The Pumphouse Brewery is housed in the original “William Lugg Building”. William Lugg was a prominent businessman in Longmont during the early 1900’s. The building was erected on the corner of 6th & Main Street over what was previously a wood & coal storage and sales yard. The Lugg Building was initially used as a garage & repair shop, and was known as the Ford Garage. In subsequent years, the building changed hands a couple of times, and was renamed Power Motor Company & Cleland Motor Company, in turn. In the late 1920’s, Mrs. Ollie R. Boggs leased the building & opened a “high class, up-to-date roller skating rink” named Fairyland. This use lasted only a short while, as Standard Oil of Indiana took over the building in 1930 & remodeled it for a service station. It was a large station in its day & was referred to as “Standard Super Service Station” (S.S.S.S.). Mr. Lugg operated the business himself.

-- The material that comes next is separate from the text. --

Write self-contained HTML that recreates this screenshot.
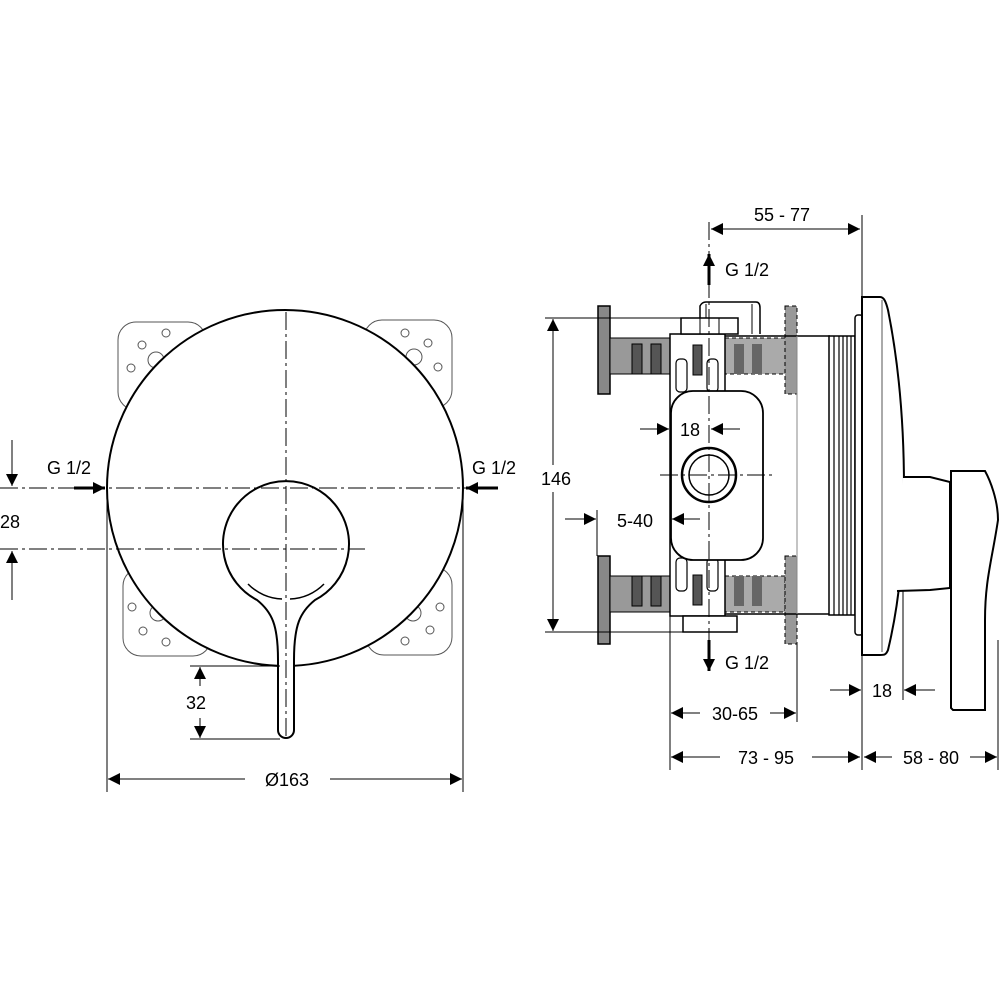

J.W. Rankin purchased the building in 1935, and built his business – Rankin Chevrolet – into the largest dealership in a 6-state region. Six years later, it became Troxell Chevrolet under new ownership, & then again changed hands 10 years later to become Wills & Hajek Chevrolet in 1951. They added an Oldsmobile dealership under the same roof a few years later, and after a few additional expansions, they built a new building for their business, selling the Lugg Building to Firestone Tire Company. Firestone sold tires & serviced cars until 1991, and then leased the building to a real estate office & western wear store. In 1995, the original 4 partners bought the building with big plans in mind.

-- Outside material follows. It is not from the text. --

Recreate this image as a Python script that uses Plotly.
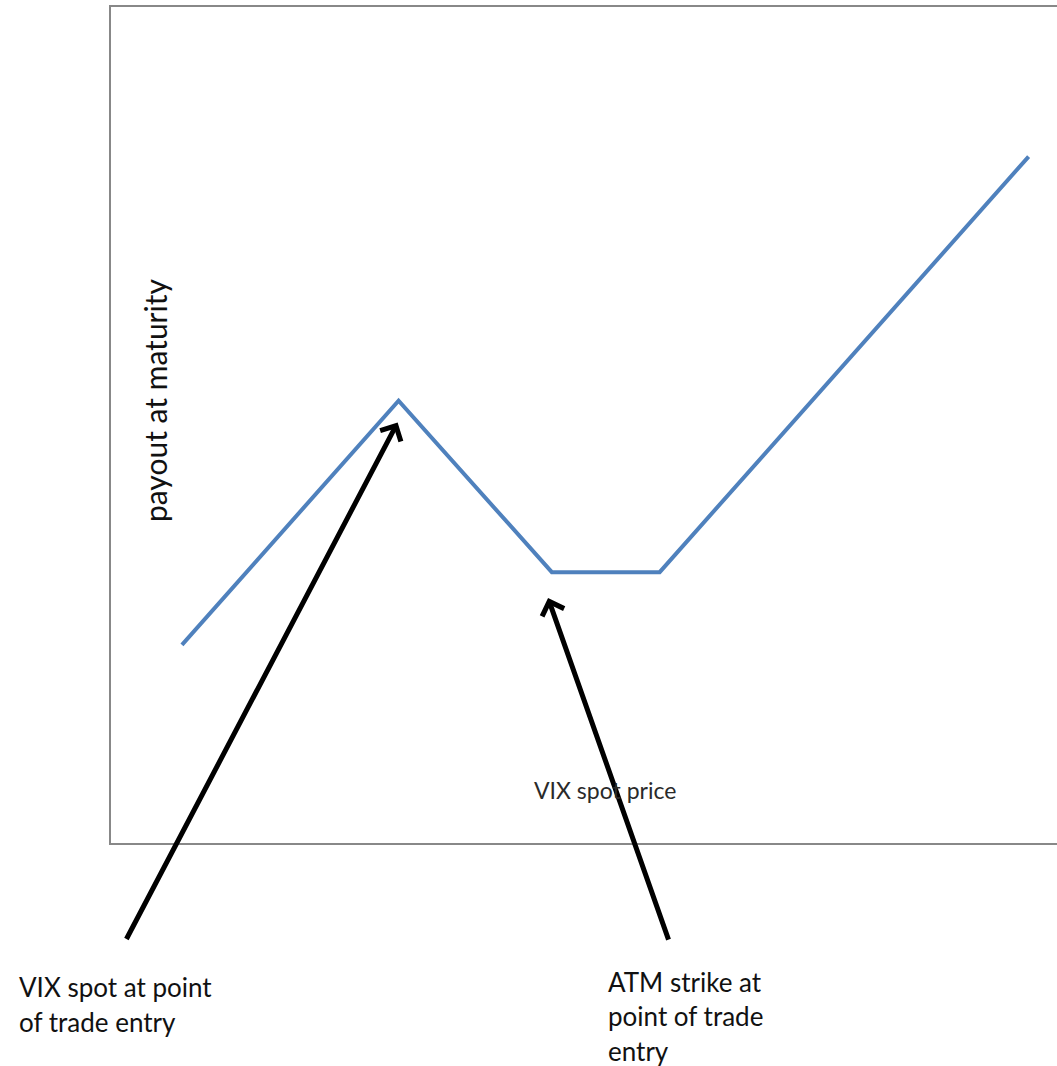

The Pumphouse opened in May of 1996 as an independently-owned, single-unit brewpub. To become a functional restaurant & brewery, the building had to be transformed radically, though much of the original architecture was left intact to preserve the Historical Landmark status of the building. Renovating a building of this nature – one not originally designed for restaurant use – leads to a somewhat quirky layout, but there is no doubt that the atmosphere is that much more charming & intriguing because of this.
The Red Zone was opened in October of 2004 as an expansion to the established Pumphouse business, with sights set on providing Longmont a first-rate sports bar. The Red Zone addition more than doubled the size of our restaurant, affording us the opportunity to serve a more diverse client base at a time when we were truly running out of space!